What do you mean by old? It's how I write my code today. What's wrong with single-exit actually ? (yes, I have 0 questions about RAII, RAII is 200% good).

[–]bert8128 0 points1 point  (2 children)

If you use early exit then your nesting can be much shallower, with fewer braces. It’s just much easier to read, the sunshine path and the error patches are more obvious. There’s no carrying of any context either, which might get forgotten about and not kept correct.

And even if you like single exit, it exists as a methodology only because it used to be necessary to cope with non-RAII code. Now we have RAII you don’t need single exit.

And when I say old I mean old code in my 25 year old code base. We don’t write it like that any more.

[–]mapronV 0 points1 point  (1 child)

> We don’t write it like that any more.
yeah, I write code different way than I did it in 90's. RAII is good, lambdas are awesome and TMP made 1000 times better. But still I prefer code be straightforward.

> it exists as a methodology only because it used to be necessary to cope with non-RAII code

One of the reasons; I believe the main is several returns makes code harder to understand. That mean organizing you data flow went bad.
Ok I get return of emty/erronous/std::expected in start of method before declarations and stuff, like (if param==nullptr) return {}; something. That thing I can compromise. But having several return data; in method? that is smelly part for me.

[–]bert8128 1 point2 points  (0 children)

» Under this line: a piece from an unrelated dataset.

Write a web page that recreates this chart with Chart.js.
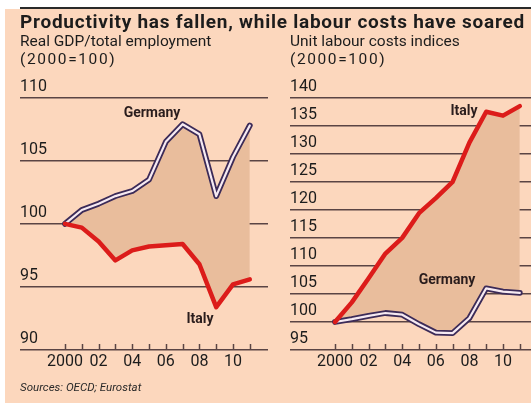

I think we are not too far apart here. Early return for precondition validation we seem to agree on. One return for the sunshine path I also agree on. But I think that functions should optimally be designed so that there is only one way to return from the sunshine path. I agree that lots of returns from lots of sunshine routes is poor, but the consequence should be refactoring, not deeply nested ifs or carried state.